**** SOURCE MATERIAL

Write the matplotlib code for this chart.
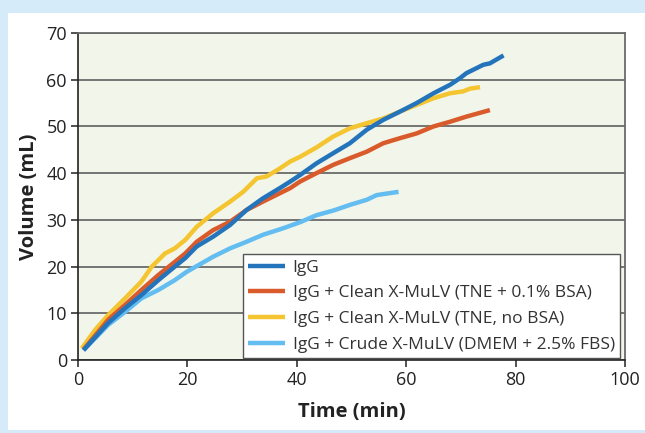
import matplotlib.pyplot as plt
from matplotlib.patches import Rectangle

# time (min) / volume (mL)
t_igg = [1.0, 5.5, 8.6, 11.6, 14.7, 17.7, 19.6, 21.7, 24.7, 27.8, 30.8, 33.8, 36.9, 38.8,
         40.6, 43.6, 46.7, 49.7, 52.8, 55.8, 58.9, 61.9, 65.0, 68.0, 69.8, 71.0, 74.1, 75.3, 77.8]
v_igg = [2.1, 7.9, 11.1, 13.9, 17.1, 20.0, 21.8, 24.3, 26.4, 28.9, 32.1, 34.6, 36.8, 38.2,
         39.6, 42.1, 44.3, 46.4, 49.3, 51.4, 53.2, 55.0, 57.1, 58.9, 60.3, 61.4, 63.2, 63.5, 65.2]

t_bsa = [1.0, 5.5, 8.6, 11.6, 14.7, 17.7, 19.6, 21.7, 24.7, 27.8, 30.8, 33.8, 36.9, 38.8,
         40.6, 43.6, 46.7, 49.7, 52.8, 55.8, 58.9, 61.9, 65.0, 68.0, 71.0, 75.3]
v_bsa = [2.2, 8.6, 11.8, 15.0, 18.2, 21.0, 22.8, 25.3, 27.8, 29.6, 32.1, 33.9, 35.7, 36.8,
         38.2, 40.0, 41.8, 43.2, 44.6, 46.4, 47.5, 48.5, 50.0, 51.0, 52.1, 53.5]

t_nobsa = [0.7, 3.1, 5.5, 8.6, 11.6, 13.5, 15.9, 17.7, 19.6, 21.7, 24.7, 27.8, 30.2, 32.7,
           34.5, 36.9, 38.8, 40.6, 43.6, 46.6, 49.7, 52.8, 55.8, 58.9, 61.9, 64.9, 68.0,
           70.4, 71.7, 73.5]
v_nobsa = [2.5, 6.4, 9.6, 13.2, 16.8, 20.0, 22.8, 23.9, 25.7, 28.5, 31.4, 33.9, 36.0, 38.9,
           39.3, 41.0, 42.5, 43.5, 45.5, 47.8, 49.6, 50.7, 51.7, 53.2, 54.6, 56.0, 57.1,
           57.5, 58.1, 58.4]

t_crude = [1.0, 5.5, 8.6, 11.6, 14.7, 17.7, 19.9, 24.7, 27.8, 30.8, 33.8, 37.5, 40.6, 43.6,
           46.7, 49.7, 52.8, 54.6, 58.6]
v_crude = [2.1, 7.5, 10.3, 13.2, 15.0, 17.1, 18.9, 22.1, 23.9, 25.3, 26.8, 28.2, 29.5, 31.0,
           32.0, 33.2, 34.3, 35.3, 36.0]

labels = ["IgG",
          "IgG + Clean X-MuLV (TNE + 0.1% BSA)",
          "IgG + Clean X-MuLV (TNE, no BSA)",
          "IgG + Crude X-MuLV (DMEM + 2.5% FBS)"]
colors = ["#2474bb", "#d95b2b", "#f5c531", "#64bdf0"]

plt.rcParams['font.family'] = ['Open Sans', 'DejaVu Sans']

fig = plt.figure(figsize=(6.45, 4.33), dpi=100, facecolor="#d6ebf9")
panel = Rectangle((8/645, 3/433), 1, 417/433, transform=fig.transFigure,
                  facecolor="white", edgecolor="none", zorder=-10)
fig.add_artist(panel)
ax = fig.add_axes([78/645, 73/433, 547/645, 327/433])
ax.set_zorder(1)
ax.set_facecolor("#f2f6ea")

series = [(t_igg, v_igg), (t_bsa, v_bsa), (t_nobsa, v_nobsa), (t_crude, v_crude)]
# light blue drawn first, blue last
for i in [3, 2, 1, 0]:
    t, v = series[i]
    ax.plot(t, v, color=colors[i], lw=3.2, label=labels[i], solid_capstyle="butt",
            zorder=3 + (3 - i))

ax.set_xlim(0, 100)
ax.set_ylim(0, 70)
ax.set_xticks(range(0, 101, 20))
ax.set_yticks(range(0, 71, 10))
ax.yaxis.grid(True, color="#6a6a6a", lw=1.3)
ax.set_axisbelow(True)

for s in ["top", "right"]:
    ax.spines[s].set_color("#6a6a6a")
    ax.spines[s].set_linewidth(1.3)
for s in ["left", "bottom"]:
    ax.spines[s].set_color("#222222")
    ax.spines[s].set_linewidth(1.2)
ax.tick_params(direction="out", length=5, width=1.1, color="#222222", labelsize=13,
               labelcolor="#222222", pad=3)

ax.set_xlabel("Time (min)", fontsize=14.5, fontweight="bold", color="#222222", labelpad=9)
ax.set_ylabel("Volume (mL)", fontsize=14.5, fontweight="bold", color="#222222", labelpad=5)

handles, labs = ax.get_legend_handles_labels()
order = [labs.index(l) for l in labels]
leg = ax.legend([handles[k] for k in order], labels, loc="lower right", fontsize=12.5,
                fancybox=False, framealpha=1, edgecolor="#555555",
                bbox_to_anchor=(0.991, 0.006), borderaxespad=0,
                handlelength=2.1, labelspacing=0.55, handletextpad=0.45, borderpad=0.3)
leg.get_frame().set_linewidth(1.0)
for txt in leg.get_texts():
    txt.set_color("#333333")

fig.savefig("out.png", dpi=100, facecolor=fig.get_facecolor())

********

WRITTEN INSTRUCTION = Repeat the lines exactly as they stand, from the opening line of the data through the line with "from matplotlib.patches import Rectangle". Pictures stay out of the copy.

COMPLETED EXERCISE =
Write the matplotlib code for this chart.
import matplotlib.pyplot as plt
from matplotlib.patches import Rectangle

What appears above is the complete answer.